— START OF RAW DATA —

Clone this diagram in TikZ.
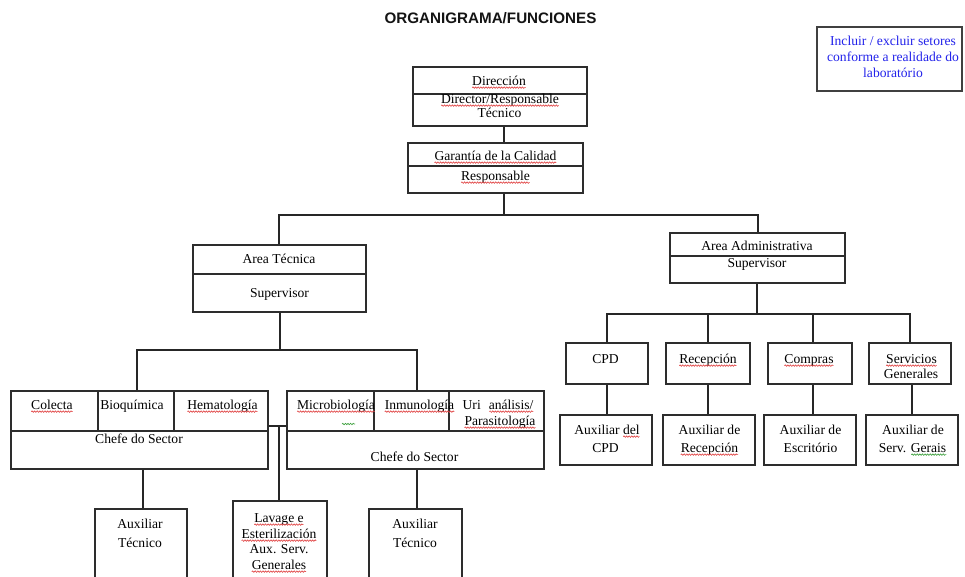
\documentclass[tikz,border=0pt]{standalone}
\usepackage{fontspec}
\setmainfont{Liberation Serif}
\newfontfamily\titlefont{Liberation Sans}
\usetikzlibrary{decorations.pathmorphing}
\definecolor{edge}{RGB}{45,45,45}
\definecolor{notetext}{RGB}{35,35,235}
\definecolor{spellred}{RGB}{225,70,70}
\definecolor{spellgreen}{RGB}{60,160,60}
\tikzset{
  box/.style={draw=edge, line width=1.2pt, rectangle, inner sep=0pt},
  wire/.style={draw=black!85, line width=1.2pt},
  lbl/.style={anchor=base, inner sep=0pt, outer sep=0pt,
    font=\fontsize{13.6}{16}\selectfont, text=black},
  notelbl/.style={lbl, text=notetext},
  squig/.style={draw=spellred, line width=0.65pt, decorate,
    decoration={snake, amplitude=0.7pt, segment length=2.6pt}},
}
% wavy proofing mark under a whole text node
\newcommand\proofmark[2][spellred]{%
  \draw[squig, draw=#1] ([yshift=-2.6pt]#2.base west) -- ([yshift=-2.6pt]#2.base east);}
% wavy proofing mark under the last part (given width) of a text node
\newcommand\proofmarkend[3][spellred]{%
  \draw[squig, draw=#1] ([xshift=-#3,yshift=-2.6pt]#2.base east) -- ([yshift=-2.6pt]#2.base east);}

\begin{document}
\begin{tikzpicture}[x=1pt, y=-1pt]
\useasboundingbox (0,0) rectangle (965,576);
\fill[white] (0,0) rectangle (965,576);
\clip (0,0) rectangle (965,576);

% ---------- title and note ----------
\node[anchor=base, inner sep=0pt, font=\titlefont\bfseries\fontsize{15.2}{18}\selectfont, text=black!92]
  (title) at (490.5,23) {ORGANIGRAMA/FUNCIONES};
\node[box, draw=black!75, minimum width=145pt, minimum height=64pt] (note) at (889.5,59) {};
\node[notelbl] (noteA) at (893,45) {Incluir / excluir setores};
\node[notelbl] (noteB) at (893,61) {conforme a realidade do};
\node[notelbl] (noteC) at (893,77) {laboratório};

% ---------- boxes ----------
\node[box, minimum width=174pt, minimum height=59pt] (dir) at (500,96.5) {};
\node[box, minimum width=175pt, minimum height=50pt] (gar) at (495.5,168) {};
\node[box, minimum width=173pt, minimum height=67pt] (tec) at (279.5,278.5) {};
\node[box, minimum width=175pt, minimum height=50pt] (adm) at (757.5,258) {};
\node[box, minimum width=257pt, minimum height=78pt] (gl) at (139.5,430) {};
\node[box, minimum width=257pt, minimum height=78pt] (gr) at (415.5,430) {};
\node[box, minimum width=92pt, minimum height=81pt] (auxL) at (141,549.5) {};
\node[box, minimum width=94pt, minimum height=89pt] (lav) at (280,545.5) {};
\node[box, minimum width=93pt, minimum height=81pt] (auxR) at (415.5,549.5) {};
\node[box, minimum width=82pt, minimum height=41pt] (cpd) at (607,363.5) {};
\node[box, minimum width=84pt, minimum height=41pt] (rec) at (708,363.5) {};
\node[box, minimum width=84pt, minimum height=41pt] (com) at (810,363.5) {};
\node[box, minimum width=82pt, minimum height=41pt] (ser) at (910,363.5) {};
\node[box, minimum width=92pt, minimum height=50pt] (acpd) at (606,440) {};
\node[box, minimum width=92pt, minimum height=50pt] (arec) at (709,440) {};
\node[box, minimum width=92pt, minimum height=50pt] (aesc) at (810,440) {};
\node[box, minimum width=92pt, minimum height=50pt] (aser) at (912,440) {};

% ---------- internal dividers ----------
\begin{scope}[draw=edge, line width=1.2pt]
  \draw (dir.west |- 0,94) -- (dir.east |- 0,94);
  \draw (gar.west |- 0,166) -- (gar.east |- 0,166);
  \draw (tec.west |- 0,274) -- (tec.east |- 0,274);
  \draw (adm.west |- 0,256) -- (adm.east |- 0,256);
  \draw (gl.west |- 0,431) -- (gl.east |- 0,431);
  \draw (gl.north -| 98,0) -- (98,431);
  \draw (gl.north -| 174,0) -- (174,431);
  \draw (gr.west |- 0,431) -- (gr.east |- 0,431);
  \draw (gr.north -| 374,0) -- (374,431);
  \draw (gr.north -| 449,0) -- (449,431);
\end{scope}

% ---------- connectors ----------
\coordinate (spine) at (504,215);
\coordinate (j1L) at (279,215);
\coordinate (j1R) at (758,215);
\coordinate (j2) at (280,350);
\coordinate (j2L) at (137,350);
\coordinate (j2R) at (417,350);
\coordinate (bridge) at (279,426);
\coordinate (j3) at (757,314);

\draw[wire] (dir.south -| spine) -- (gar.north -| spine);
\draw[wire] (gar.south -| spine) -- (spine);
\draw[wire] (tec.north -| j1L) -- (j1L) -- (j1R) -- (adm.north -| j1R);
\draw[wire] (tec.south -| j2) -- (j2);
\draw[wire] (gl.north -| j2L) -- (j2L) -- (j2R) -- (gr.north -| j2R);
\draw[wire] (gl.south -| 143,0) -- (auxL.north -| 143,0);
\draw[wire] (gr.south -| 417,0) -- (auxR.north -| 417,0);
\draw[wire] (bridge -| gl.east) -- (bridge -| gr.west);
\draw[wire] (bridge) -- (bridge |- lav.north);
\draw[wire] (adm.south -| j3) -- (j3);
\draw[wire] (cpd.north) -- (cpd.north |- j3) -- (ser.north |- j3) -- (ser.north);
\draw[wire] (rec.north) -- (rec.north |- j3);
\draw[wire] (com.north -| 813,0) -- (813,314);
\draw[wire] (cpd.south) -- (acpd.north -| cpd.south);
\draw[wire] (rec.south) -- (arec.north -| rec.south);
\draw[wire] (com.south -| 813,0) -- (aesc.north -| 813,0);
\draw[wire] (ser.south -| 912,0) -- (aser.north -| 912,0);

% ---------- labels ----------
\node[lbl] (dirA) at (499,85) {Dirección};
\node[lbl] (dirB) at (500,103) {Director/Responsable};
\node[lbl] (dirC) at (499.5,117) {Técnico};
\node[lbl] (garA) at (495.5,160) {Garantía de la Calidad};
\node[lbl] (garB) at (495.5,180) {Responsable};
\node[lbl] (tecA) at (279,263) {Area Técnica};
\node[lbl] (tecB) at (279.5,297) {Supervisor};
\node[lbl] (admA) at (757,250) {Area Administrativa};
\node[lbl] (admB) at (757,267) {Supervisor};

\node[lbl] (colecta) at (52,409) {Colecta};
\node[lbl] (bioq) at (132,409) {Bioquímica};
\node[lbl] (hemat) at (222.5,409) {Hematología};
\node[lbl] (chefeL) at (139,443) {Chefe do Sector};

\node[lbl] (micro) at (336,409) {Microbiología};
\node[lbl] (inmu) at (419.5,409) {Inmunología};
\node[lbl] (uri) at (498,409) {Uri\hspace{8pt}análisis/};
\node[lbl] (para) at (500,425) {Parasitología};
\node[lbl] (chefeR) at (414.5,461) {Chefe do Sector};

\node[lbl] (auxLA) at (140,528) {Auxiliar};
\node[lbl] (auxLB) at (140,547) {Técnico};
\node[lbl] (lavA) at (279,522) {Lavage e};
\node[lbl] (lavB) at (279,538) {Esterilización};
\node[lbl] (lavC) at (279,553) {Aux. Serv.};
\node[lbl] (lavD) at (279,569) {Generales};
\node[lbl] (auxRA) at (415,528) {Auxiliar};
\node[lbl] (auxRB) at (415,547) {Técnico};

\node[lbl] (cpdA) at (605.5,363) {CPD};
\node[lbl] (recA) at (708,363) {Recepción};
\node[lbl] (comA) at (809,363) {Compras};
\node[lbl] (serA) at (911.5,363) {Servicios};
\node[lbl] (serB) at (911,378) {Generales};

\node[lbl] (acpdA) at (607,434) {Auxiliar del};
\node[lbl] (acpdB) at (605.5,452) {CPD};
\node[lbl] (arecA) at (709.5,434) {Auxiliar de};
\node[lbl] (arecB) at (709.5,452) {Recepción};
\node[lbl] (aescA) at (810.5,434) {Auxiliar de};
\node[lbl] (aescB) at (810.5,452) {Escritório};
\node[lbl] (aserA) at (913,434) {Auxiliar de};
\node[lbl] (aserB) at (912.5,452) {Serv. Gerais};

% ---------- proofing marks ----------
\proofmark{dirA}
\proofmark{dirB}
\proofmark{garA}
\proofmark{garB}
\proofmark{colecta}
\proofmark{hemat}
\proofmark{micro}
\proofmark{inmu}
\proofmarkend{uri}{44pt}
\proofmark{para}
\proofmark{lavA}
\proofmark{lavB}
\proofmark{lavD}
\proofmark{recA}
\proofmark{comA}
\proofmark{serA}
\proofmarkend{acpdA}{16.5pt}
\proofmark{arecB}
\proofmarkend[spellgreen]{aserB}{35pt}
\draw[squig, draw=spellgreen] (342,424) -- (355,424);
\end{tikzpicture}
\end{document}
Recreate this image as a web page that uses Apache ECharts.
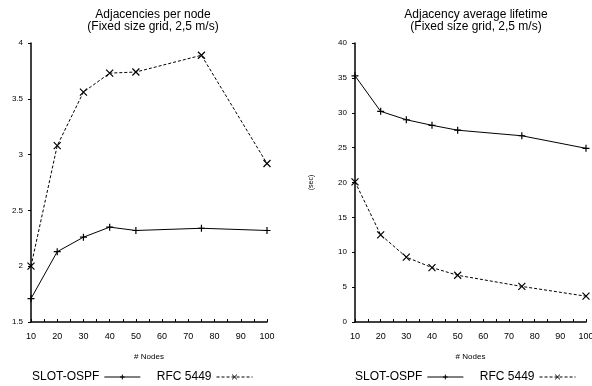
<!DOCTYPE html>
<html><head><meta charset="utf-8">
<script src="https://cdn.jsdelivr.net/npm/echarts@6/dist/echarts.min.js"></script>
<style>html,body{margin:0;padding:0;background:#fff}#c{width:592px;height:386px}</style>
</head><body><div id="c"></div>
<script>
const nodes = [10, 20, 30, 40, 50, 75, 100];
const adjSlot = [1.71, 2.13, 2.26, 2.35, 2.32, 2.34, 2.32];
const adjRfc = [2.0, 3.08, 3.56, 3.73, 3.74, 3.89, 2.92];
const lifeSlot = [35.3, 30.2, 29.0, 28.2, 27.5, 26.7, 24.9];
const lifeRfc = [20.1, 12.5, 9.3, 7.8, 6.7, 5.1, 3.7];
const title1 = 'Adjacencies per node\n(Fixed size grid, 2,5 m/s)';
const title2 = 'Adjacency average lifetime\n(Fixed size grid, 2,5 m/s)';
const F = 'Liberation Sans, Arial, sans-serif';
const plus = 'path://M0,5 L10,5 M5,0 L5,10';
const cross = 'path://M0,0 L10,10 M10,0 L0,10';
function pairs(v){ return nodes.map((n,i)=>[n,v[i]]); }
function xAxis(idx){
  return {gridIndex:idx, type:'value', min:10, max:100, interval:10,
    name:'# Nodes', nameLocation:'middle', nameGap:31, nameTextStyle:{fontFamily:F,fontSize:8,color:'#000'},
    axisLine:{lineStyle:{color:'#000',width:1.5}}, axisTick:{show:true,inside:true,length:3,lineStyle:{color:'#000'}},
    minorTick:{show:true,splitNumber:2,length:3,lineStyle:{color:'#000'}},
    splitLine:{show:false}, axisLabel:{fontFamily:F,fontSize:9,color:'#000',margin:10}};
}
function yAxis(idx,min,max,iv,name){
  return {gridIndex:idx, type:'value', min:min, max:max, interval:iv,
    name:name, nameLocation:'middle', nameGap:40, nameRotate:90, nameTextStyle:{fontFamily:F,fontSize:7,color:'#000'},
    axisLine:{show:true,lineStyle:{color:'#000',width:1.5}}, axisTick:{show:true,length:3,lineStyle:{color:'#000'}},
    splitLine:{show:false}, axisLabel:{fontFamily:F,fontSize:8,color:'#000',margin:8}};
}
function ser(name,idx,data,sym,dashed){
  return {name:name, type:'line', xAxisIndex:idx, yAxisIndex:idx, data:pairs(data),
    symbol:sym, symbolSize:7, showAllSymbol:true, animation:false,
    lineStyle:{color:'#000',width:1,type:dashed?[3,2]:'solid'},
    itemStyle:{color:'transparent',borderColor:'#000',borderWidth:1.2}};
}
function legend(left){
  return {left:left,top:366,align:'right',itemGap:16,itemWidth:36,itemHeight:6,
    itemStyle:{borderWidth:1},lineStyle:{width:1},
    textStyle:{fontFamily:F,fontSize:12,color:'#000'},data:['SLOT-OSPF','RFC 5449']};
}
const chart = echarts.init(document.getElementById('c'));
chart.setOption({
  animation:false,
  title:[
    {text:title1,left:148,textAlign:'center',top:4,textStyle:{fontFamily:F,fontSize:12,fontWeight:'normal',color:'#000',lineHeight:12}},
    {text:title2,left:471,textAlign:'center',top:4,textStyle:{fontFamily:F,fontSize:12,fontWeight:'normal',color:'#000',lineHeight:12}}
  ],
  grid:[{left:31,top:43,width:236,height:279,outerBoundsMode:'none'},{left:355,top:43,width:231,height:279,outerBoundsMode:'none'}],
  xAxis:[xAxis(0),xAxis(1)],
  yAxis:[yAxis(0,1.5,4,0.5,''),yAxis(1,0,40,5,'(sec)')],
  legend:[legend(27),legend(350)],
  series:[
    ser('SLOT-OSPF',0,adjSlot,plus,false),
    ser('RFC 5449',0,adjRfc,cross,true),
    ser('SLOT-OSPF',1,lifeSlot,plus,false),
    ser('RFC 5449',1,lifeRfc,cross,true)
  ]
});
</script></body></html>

— END OF RAW DATA —

*WHAT YOU HAVE TO DO*. Starting at the first line of the material, output exactly the lines up to and including the one with "(noteC) at (893,77)". Do not include the pictures.

*FULL OUTPUT*.
Clone this diagram in TikZ.
\documentclass[tikz,border=0pt]{standalone}
\usepackage{fontspec}
\setmainfont{Liberation Serif}
\newfontfamily\titlefont{Liberation Sans}
\usetikzlibrary{decorations.pathmorphing}
\definecolor{edge}{RGB}{45,45,45}
\definecolor{notetext}{RGB}{35,35,235}
\definecolor{spellred}{RGB}{225,70,70}
\definecolor{spellgreen}{RGB}{60,160,60}
\tikzset{
  box/.style={draw=edge, line width=1.2pt, rectangle, inner sep=0pt},
  wire/.style={draw=black!85, line width=1.2pt},
  lbl/.style={anchor=base, inner sep=0pt, outer sep=0pt,
    font=\fontsize{13.6}{16}\selectfont, text=black},
  notelbl/.style={lbl, text=notetext},
  squig/.style={draw=spellred, line width=0.65pt, decorate,
    decoration={snake, amplitude=0.7pt, segment length=2.6pt}},
}
% wavy proofing mark under a whole text node
\newcommand\proofmark[2][spellred]{%
  \draw[squig, draw=#1] ([yshift=-2.6pt]#2.base west) -- ([yshift=-2.6pt]#2.base east);}
% wavy proofing mark under the last part (given width) of a text node
\newcommand\proofmarkend[3][spellred]{%
  \draw[squig, draw=#1] ([xshift=-#3,yshift=-2.6pt]#2.base east) -- ([yshift=-2.6pt]#2.base east);}

\begin{document}
\begin{tikzpicture}[x=1pt, y=-1pt]
\useasboundingbox (0,0) rectangle (965,576);
\fill[white] (0,0) rectangle (965,576);
\clip (0,0) rectangle (965,576);

% ---------- title and note ----------
\node[anchor=base, inner sep=0pt, font=\titlefont\bfseries\fontsize{15.2}{18}\selectfont, text=black!92]
  (title) at (490.5,23) {ORGANIGRAMA/FUNCIONES};
\node[box, draw=black!75, minimum width=145pt, minimum height=64pt] (note) at (889.5,59) {};
\node[notelbl] (noteA) at (893,45) {Incluir / excluir setores};
\node[notelbl] (noteB) at (893,61) {conforme a realidade do};
\node[notelbl] (noteC) at (893,77) {laboratório};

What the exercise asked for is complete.